## Task statement
Without including any pictures, write out the listing below exactly.

## Provided material
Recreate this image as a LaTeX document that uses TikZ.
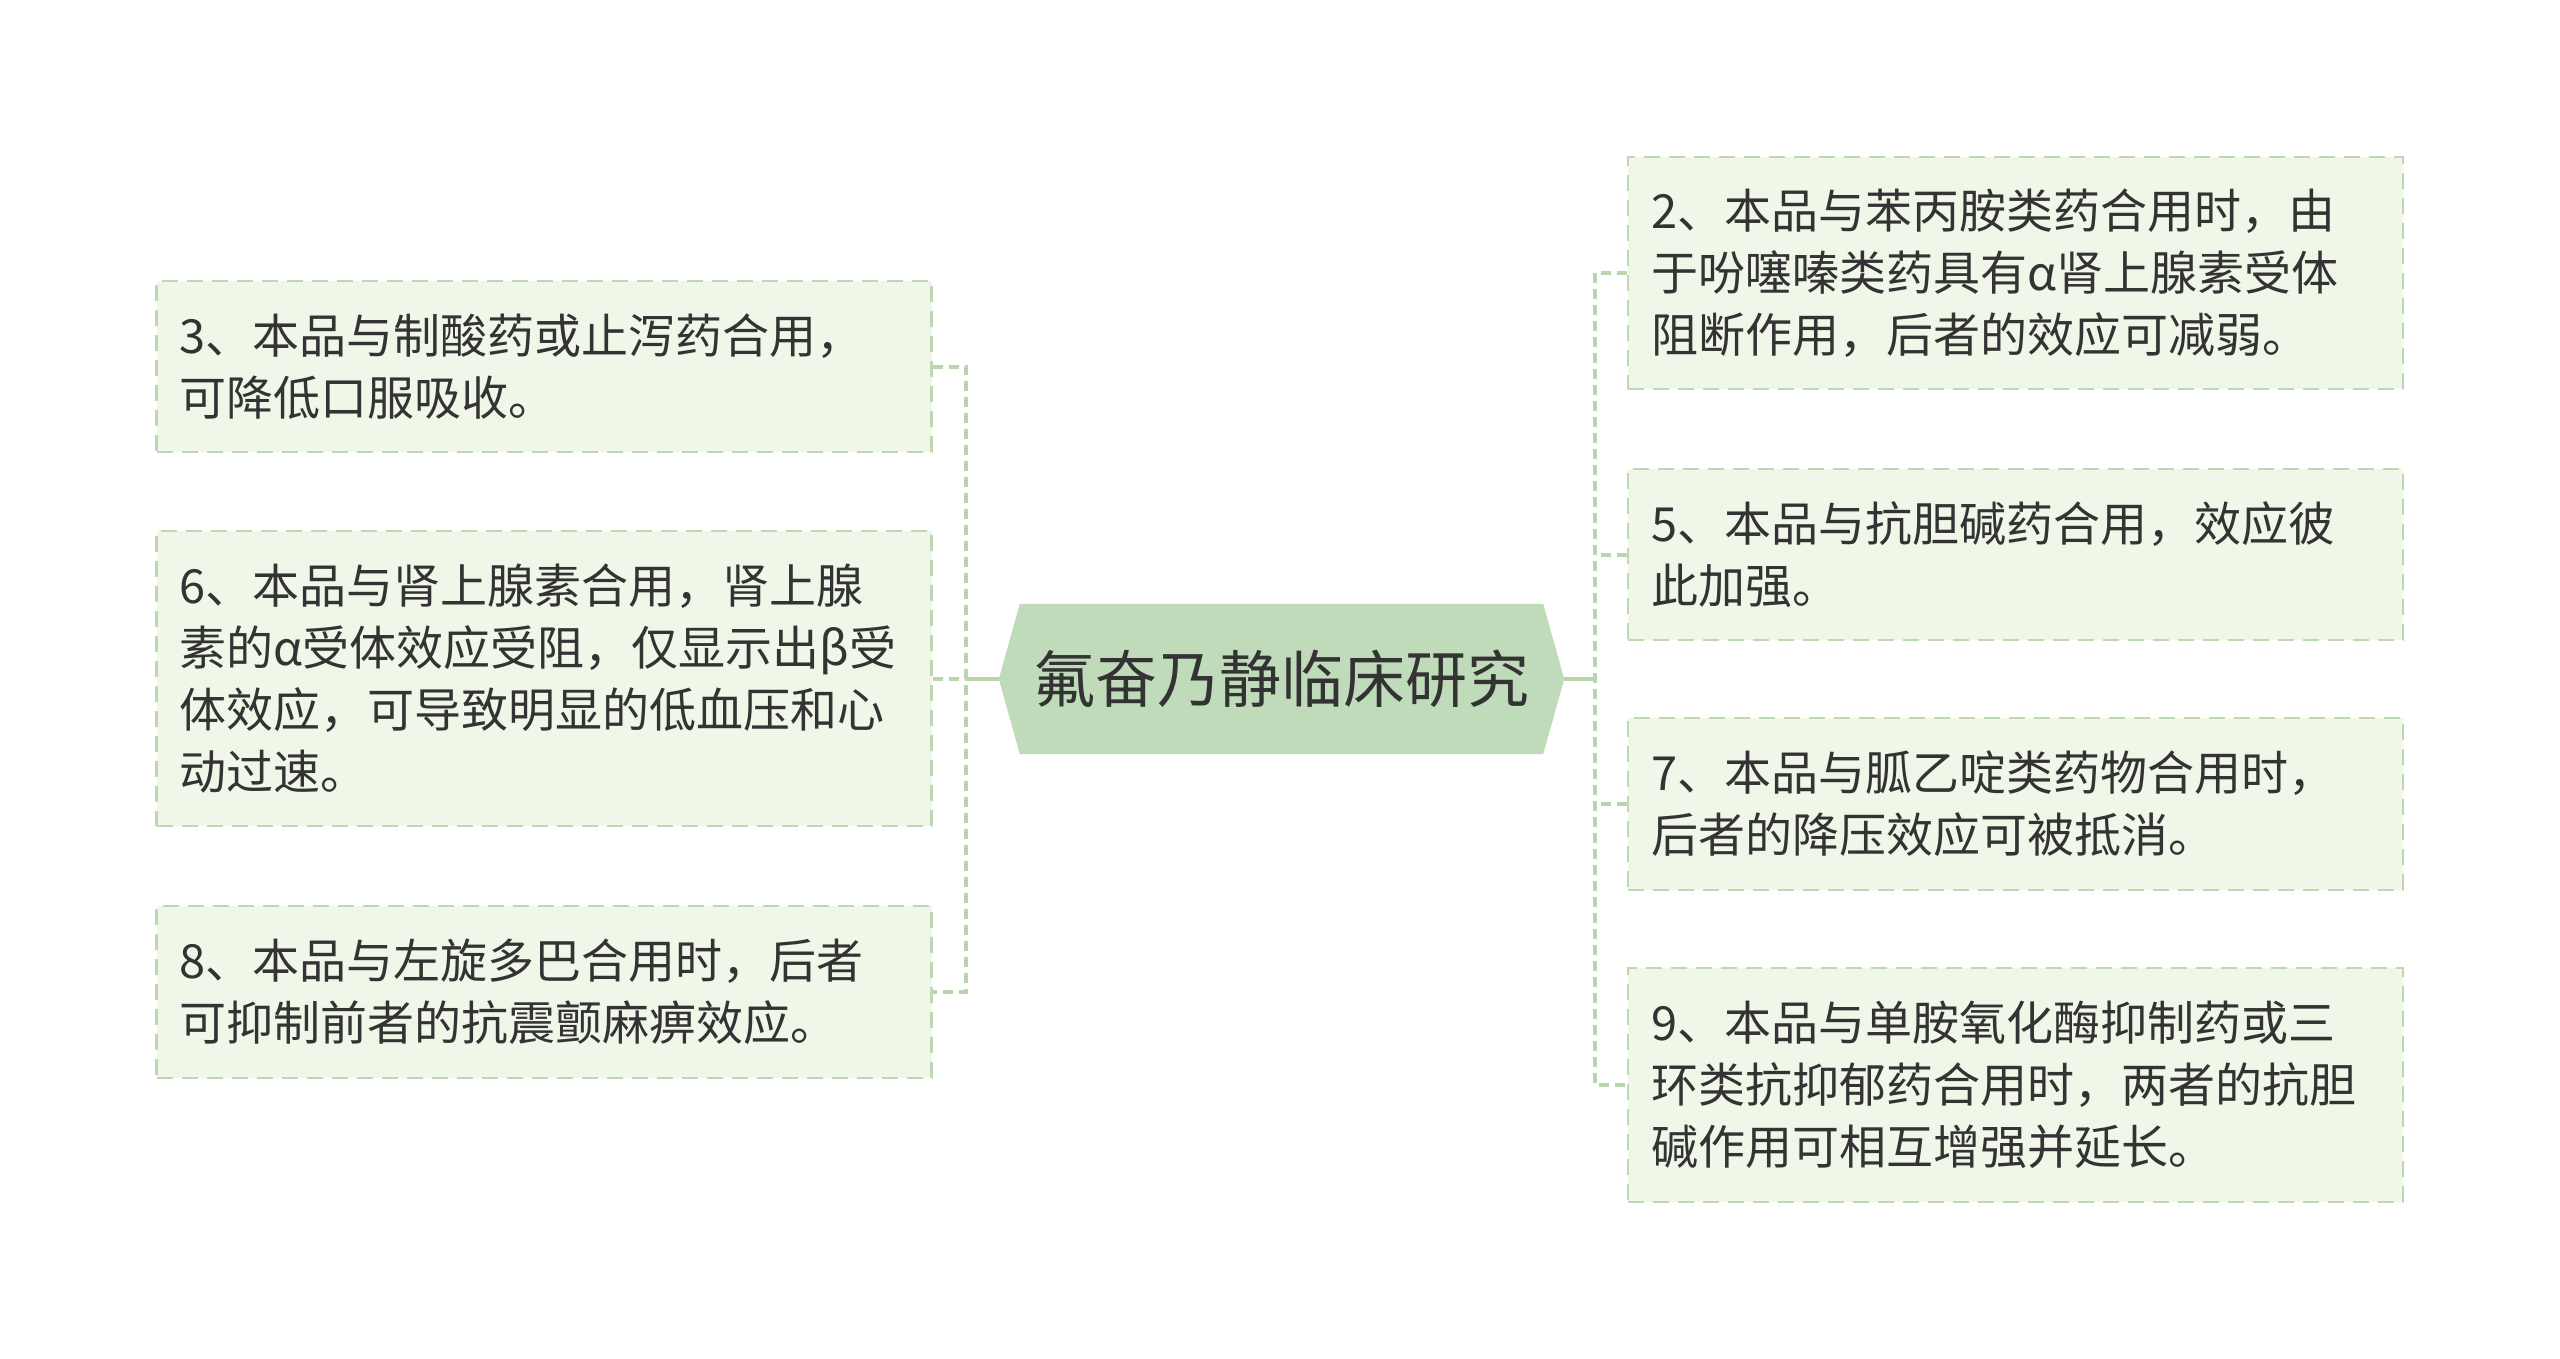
\documentclass[tikz,border=0pt]{standalone}
\usepackage{fontspec}
\newfontfamily\cjk{Noto Sans CJK SC}
\usetikzlibrary{backgrounds}
\definecolor{boxfill}{HTML}{F0F7E9}
\definecolor{boxline}{HTML}{BFD8B4}
\definecolor{linkc}{HTML}{B8D5AE}
\definecolor{hexfill}{HTML}{C0DBBA}
\definecolor{txt}{HTML}{333333}
\begin{document}
\begin{tikzpicture}[x=1pt,y=-1pt,
  leaf/.style={draw=boxline, line width=2.2pt, dash pattern=on 16pt off 9pt,
    fill=boxfill, text=txt, inner xsep=23pt, inner ysep=0pt, text width=729pt,
    align=left, minimum height=#1, font=\cjk\fontsize{47}{62}\selectfont},
  link/.style={draw=linkc, line width=4pt, dash pattern=on 10pt off 6pt},
  trunk/.style={draw=linkc, line width=4pt},
  topic/.style={text=txt, minimum width=565pt, minimum height=150pt, inner sep=0pt,
    font=\cjk\fontsize{62}{70}\selectfont}]
\useasboundingbox (0,0) rectangle (2560,1358);

\coordinate (lj) at (966,679);
\coordinate (rj) at (1595,679);

\node[topic] (c) at (1281.5,679) {氟奋乃静临床研究};
\begin{scope}[on background layer]
\fill[white] (0,0) rectangle (2560,1358);
\fill[hexfill] (c.west) -- ([xshift=21pt]c.north west) -- ([xshift=-21pt]c.north east)
  -- (c.east) -- ([xshift=-21pt]c.south east) -- ([xshift=21pt]c.south west) -- cycle;
\end{scope}

\node[leaf=171pt] (b3) at (544,366.5) {3、本品与制酸药或止泻药合用，\\可降低口服吸收。};
\node[leaf=295pt] (b6) at (544,678.5) {6、本品与肾上腺素合用，肾上腺\\素的α受体效应受阻，仅显示出β受\\体效应，可导致明显的低血压和心\\动过速。};
\node[leaf=172pt] (b8) at (544,992) {8、本品与左旋多巴合用时，后者\\可抑制前者的抗震颤麻痹效应。};

\node[leaf=232pt] (b2) at (2015.5,273) {2、本品与苯丙胺类药合用时，由\\于吩噻嗪类药具有α肾上腺素受体\\阻断作用，后者的效应可减弱。};
\node[leaf=171pt] (b5) at (2015.5,554.5) {5、本品与抗胆碱药合用，效应彼\\此加强。};
\node[leaf=172pt] (b7) at (2015.5,804) {7、本品与胍乙啶类药物合用时，\\后者的降压效应可被抵消。};
\node[leaf=234pt] (b9) at (2015.5,1085) {9、本品与单胺氧化酶抑制药或三\\环类抗抑郁药合用时，两者的抗胆\\碱作用可相互增强并延长。};

\draw[trunk] (c.west) -- (c.west -| lj);
\draw[link] (b3.east) -- (b3.east -| lj) -- (b8.east -| lj) -- (b8.east);
\draw[link] (b6.east) -- (b6.east -| lj);

\draw[trunk] (c.east) -- (c.east -| rj);
\draw[link] (b2.west) -- (b2.west -| rj) -- (b9.west -| rj) -- (b9.west);
\draw[link] (b5.west) -- (b5.west -| rj);
\draw[link] (b7.west) -- (b7.west -| rj);
\end{tikzpicture}
\end{document}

## Task output
Recreate this image as a LaTeX document that uses TikZ.
\documentclass[tikz,border=0pt]{standalone}
\usepackage{fontspec}
\newfontfamily\cjk{Noto Sans CJK SC}
\usetikzlibrary{backgrounds}
\definecolor{boxfill}{HTML}{F0F7E9}
\definecolor{boxline}{HTML}{BFD8B4}
\definecolor{linkc}{HTML}{B8D5AE}
\definecolor{hexfill}{HTML}{C0DBBA}
\definecolor{txt}{HTML}{333333}
\begin{document}
\begin{tikzpicture}[x=1pt,y=-1pt,
  leaf/.style={draw=boxline, line width=2.2pt, dash pattern=on 16pt off 9pt,
    fill=boxfill, text=txt, inner xsep=23pt, inner ysep=0pt, text width=729pt,
    align=left, minimum height=#1, font=\cjk\fontsize{47}{62}\selectfont},
  link/.style={draw=linkc, line width=4pt, dash pattern=on 10pt off 6pt},
  trunk/.style={draw=linkc, line width=4pt},
  topic/.style={text=txt, minimum width=565pt, minimum height=150pt, inner sep=0pt,
    font=\cjk\fontsize{62}{70}\selectfont}]
\useasboundingbox (0,0) rectangle (2560,1358);

\coordinate (lj) at (966,679);
\coordinate (rj) at (1595,679);

\node[topic] (c) at (1281.5,679) {氟奋乃静临床研究};
\begin{scope}[on background layer]
\fill[white] (0,0) rectangle (2560,1358);
\fill[hexfill] (c.west) -- ([xshift=21pt]c.north west) -- ([xshift=-21pt]c.north east)
  -- (c.east) -- ([xshift=-21pt]c.south east) -- ([xshift=21pt]c.south west) -- cycle;
\end{scope}

\node[leaf=171pt] (b3) at (544,366.5) {3、本品与制酸药或止泻药合用，\\可降低口服吸收。};
\node[leaf=295pt] (b6) at (544,678.5) {6、本品与肾上腺素合用，肾上腺\\素的α受体效应受阻，仅显示出β受\\体效应，可导致明显的低血压和心\\动过速。};
\node[leaf=172pt] (b8) at (544,992) {8、本品与左旋多巴合用时，后者\\可抑制前者的抗震颤麻痹效应。};

\node[leaf=232pt] (b2) at (2015.5,273) {2、本品与苯丙胺类药合用时，由\\于吩噻嗪类药具有α肾上腺素受体\\阻断作用，后者的效应可减弱。};
\node[leaf=171pt] (b5) at (2015.5,554.5) {5、本品与抗胆碱药合用，效应彼\\此加强。};
\node[leaf=172pt] (b7) at (2015.5,804) {7、本品与胍乙啶类药物合用时，\\后者的降压效应可被抵消。};
\node[leaf=234pt] (b9) at (2015.5,1085) {9、本品与单胺氧化酶抑制药或三\\环类抗抑郁药合用时，两者的抗胆\\碱作用可相互增强并延长。};

\draw[trunk] (c.west) -- (c.west -| lj);
\draw[link] (b3.east) -- (b3.east -| lj) -- (b8.east -| lj) -- (b8.east);
\draw[link] (b6.east) -- (b6.east -| lj);

\draw[trunk] (c.east) -- (c.east -| rj);
\draw[link] (b2.west) -- (b2.west -| rj) -- (b9.west -| rj) -- (b9.west);
\draw[link] (b5.west) -- (b5.west -| rj);
\draw[link] (b7.west) -- (b7.west -| rj);
\end{tikzpicture}
\end{document}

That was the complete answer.